HC Deb 05 December 1967 vol 755 cc1129-31
Q3. Mr. Bidwell

asked the Prime Minister if he will make a statement on the latest unemployment figures and the Government's plans to deal with the situation.

The Prime Minister

The seasonally-adjusted number of wholly unemployed, excluding school leavers, decreased by 5,000 in November to 536,000. As to the Government's plans to deal with the situation, I would refer my hon. Friend to the speeches of myself and my right hon. Friends in the recent debate on the economic situation.—[Vol. 754, c. 1140, 1262, 1330 and 1433.]

Mr. Bidwell

Will my right hon. Friend accept that there is still countrywide concern at the present unemployment figures and the figures for the coming months, if not the next couple of years, which are so important to our movement? [HON. MEMBERS: "Oh."] What is to stop the active participation of State enterprises, particularly in the areas where older industries are to be run down and where it is shown that private enterprise is failing the nation in the export drive?

The Prime Minister

As to the concern referred to by my hon. Friend, I said in the debate a fortnight ago that all of us regard the present figure as too high. My hon. Friend will be glad to have seen that over the past three months, on a seasonally-adjusted basis, the numbers of wholly unemployed adults fell by 23,000 and unfilled vacancies have risen by over 26,000. The estimate I made even before devaluation was that the expectation was that a year from now unemployment will be considerably less than the present figure.

Sir C. Osborne

Since 5 million jobs depend directly on exports, and we cannot compel the foreigner to buy our goods, how can the Prime Minister guarantee those 5 million jobs?

The Prime Minister

I always agree with what the hon. Geitleman says about the importance of exports to the economy. Now our exporters have a unique opportunity to get the orders. It rests with them. I hope that they will go out and get those orders.

Mr. Thorpe

Since we are faced still with one of the highest unemployment figures for the past 27 years, will the right hon. Gentleman give urgent consideration to whether there are adequate retraining facilities, albeit with the expected increase, and to whether the Minister of Labour's Department should not be strengthened to keep lists of job vacancies and of workers available to fill them?

The Prime Minister

The right hon. Gentleman will be aware of the sharp expansion in training facilities, announced successively over the past few months, and also of the additional steps taken to bring work to areas where there is a shortage of work.

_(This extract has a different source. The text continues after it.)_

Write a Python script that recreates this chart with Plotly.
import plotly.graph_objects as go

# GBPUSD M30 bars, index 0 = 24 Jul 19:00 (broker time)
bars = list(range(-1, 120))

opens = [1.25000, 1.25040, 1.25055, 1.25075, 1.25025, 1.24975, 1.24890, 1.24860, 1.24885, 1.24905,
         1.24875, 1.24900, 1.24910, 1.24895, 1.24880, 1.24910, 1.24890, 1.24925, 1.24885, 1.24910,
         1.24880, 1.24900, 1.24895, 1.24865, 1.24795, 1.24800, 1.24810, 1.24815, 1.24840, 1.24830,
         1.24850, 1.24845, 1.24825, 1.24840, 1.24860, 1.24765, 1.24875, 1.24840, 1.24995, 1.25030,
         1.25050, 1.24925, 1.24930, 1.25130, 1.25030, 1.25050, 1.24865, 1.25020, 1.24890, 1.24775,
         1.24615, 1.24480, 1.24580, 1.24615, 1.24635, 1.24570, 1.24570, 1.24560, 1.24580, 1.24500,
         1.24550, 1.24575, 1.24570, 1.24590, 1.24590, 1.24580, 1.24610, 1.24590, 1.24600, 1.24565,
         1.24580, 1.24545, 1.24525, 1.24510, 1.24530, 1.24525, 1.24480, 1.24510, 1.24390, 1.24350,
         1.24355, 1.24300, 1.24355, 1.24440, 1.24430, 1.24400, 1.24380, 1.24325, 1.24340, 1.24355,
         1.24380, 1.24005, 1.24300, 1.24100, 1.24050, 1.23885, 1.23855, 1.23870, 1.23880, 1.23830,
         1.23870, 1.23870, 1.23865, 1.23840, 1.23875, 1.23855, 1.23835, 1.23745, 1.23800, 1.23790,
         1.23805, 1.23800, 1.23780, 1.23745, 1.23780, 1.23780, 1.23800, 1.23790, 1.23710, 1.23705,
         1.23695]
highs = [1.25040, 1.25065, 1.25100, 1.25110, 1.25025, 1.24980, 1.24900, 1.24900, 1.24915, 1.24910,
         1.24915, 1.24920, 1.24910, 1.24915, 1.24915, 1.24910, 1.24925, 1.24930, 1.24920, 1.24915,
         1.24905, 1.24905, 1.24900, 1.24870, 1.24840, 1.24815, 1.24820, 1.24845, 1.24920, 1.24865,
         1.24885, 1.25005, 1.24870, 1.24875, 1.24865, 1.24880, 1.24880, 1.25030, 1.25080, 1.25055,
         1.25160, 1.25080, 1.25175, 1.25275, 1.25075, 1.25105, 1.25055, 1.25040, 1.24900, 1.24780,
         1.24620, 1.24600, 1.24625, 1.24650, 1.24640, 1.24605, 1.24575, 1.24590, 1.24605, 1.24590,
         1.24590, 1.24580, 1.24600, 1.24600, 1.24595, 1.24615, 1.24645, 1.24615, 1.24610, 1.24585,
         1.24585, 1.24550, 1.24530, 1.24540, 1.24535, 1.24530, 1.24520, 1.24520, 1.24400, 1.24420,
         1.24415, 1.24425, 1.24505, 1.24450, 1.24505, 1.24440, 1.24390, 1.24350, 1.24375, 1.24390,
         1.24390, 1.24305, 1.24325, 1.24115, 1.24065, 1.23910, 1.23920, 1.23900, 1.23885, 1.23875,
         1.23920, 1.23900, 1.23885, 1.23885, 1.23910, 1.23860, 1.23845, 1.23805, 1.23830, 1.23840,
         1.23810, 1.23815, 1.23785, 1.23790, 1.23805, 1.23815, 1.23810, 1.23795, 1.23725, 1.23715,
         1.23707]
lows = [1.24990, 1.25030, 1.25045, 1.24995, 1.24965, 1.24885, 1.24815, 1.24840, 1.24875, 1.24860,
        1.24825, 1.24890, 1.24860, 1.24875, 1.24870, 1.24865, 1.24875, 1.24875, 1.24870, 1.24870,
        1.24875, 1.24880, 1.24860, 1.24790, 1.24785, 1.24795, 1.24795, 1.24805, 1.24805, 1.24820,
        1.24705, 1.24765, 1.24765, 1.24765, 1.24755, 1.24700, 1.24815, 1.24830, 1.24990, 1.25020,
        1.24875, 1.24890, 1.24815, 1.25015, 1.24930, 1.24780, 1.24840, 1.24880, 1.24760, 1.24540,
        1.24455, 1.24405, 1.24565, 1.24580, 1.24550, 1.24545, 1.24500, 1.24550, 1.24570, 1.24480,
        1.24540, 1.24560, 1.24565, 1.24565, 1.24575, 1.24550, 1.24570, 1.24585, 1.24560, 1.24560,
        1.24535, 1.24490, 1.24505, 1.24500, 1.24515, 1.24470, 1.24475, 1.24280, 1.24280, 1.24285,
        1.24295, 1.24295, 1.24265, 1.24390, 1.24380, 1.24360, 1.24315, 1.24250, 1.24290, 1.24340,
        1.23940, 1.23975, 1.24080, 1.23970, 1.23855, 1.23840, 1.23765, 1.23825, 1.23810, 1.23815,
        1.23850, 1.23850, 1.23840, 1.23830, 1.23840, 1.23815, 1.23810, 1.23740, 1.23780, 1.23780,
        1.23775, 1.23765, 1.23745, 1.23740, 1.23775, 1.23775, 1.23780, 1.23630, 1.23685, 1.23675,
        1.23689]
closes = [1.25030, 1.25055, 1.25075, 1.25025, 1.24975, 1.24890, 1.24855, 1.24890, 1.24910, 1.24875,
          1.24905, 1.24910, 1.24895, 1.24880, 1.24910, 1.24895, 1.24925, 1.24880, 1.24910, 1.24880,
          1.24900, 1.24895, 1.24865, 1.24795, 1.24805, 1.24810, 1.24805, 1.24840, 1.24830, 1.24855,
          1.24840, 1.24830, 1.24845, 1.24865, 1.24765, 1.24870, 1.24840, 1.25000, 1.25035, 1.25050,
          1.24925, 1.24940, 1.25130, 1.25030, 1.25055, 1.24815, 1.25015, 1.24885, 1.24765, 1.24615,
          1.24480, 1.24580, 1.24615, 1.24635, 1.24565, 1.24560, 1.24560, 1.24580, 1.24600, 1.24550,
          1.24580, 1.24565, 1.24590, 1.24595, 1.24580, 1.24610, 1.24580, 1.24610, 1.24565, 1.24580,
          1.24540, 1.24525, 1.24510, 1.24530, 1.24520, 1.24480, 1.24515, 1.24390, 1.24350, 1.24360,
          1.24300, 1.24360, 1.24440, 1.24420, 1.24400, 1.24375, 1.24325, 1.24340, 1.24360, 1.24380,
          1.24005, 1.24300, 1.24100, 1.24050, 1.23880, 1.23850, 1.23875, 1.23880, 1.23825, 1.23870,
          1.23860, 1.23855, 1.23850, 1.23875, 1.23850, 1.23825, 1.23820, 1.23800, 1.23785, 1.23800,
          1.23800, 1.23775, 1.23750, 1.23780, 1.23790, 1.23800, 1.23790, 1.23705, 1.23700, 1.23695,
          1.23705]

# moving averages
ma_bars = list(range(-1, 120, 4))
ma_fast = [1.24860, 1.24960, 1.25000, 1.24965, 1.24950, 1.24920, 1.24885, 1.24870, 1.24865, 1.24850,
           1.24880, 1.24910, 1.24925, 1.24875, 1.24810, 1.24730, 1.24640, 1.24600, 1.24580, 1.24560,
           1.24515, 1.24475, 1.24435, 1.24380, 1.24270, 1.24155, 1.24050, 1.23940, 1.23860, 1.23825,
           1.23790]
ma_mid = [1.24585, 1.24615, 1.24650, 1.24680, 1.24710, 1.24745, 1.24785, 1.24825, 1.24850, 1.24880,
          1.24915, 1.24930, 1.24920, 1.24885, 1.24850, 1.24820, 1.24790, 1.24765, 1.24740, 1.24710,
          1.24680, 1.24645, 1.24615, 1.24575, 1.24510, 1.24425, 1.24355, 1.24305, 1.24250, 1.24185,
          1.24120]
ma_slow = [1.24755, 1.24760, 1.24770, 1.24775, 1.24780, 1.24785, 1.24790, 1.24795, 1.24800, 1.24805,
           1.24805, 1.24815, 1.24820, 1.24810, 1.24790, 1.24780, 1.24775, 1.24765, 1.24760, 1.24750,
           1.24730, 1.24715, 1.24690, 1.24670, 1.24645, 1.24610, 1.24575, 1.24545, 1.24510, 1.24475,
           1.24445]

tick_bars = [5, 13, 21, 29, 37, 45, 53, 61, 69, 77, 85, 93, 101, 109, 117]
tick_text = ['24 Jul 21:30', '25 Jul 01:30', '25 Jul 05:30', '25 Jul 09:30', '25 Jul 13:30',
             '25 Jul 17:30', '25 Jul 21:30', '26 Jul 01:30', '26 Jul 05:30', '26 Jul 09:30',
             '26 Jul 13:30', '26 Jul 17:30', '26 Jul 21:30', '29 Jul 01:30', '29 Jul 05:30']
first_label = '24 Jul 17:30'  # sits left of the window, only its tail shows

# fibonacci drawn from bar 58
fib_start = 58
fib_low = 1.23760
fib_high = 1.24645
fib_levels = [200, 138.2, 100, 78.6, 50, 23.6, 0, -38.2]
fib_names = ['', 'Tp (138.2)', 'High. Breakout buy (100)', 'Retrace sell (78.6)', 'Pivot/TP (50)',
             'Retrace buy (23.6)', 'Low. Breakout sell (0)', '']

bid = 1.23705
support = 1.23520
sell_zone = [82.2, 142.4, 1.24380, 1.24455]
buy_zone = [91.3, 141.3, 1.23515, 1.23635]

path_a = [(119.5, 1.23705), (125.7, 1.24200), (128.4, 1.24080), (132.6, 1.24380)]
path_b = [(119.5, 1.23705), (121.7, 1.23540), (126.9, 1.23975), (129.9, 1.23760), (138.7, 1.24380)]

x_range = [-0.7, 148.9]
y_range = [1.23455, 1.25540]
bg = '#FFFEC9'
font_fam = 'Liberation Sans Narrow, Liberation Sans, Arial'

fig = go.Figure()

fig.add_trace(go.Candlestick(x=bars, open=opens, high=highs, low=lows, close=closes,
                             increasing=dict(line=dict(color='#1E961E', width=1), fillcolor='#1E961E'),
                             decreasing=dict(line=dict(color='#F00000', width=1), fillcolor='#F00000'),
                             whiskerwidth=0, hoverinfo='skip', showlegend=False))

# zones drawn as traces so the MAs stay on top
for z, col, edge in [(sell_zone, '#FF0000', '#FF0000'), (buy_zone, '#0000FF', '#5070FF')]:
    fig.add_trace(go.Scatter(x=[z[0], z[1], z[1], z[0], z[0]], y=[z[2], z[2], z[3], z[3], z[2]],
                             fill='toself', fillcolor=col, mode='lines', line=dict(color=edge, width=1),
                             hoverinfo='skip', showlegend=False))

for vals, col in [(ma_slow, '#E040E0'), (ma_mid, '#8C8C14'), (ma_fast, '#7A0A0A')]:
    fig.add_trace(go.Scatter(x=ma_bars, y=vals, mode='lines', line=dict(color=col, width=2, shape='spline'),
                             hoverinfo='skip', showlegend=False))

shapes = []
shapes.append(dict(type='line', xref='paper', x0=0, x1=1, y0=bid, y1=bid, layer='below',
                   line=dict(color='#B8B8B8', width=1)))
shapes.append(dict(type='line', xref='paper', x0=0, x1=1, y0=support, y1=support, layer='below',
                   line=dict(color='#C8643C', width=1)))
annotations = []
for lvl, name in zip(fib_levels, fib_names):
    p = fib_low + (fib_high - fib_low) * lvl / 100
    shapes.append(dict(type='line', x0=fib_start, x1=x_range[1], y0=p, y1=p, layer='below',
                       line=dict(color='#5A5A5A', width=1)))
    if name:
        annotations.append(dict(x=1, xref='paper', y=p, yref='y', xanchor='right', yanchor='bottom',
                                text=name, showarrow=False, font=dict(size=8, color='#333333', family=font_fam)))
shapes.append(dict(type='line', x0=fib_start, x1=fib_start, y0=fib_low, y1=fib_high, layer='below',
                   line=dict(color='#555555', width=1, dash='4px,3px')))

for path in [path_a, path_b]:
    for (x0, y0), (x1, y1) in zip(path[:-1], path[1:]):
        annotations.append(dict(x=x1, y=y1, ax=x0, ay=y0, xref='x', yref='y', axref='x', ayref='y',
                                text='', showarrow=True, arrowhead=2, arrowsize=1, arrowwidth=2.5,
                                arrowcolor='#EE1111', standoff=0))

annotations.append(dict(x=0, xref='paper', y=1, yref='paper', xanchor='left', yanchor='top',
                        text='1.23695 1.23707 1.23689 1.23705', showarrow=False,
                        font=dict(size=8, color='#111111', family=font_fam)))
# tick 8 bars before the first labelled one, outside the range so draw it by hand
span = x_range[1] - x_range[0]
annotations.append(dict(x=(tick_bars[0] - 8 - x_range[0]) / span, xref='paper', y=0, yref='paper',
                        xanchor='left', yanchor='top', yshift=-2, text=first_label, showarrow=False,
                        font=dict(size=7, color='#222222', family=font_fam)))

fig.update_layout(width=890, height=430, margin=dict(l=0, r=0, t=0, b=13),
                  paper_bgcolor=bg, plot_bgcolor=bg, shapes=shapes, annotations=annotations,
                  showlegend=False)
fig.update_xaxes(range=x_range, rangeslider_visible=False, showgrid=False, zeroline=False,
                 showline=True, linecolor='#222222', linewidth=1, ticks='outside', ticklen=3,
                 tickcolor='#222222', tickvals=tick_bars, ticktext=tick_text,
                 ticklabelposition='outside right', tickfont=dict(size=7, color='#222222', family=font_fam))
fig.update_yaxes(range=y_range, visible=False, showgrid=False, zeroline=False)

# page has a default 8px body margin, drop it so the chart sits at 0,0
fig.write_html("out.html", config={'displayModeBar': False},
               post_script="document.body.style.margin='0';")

As I have told the House on a number of occasions, and as I have just substantiated, the figures of the last few months show that the trend of unemployment, apart from the usual winter movement, has turned markedly down.

Mr. Raphael Tuck

Why do not the Government step into the development areas and establish industries for export there, as they promised to do before the election?

The Prime Minister

There has already been very much development of export industries in development areas in the last three years—indeed, at a record level—and we have provided additional facilities and incentives for other export industries to go there.

Mr. Carr

The right hon Gentleman has provided figures of a seasonally adjusted trend for the last couple of months before devaluation. In these post-devaluation days, how does he foresee the trend of seasonally adjusted figures for the next six months?

The Prime Minister

The general expectation would be that, as a result of devaluation, particularly with the opportunities in export markets—not all of which, of course, can be seized in a matter of days—and also with the possibilities of import replacement, unemployment a year from now should be much less serious—indeed, for the next six months it should be much less serious—than was previously forecast. We are faced with the inevitable increase on seasonal grounds in the months from November to February but I repeat that, a year from now, it is more likely, as my right hon. Friend has made clear, that we shall be facing problems of pressure upon resources than of unemployment.

Mr. Maudling

Has the Prime Minister formed an estimate of the amount by which home demand must be reduced in order to get an improvement of £500 million in the balance of payments?

The Prime Minister

I cannot at the moment add to what my right hon. Friend said in the devaluation debate. As my right hon. Friend the present Chancellor of the Exchequer has made clear, we shall be watching this situation, calculating it right up to the Budget and beyond. We have given priority to all measures to release resources for export in that period to put our balance of payments right.

Mr. Bob Brown

While we are happy that the Government are showing determination to fill the needs of the development areas in the first place and not returning to the selective full employment we had pre-July, 1966, may I ask my right hon. Friend whether he is satisfied that we can undertake this job rapidly enough without a direct State intervention in the form of State industries and factories?

The Prime Minister

What we have announced about State industries in these areas, and particularly the use of State procurement to get more orders placed in development areas, means that certainly the prospects of the development areas are now improving, and, of course, the boost given by the export opportunities following devaluation should be of great help to the development areas because of the increased incentives and the factory space there waiting for new factory expansion.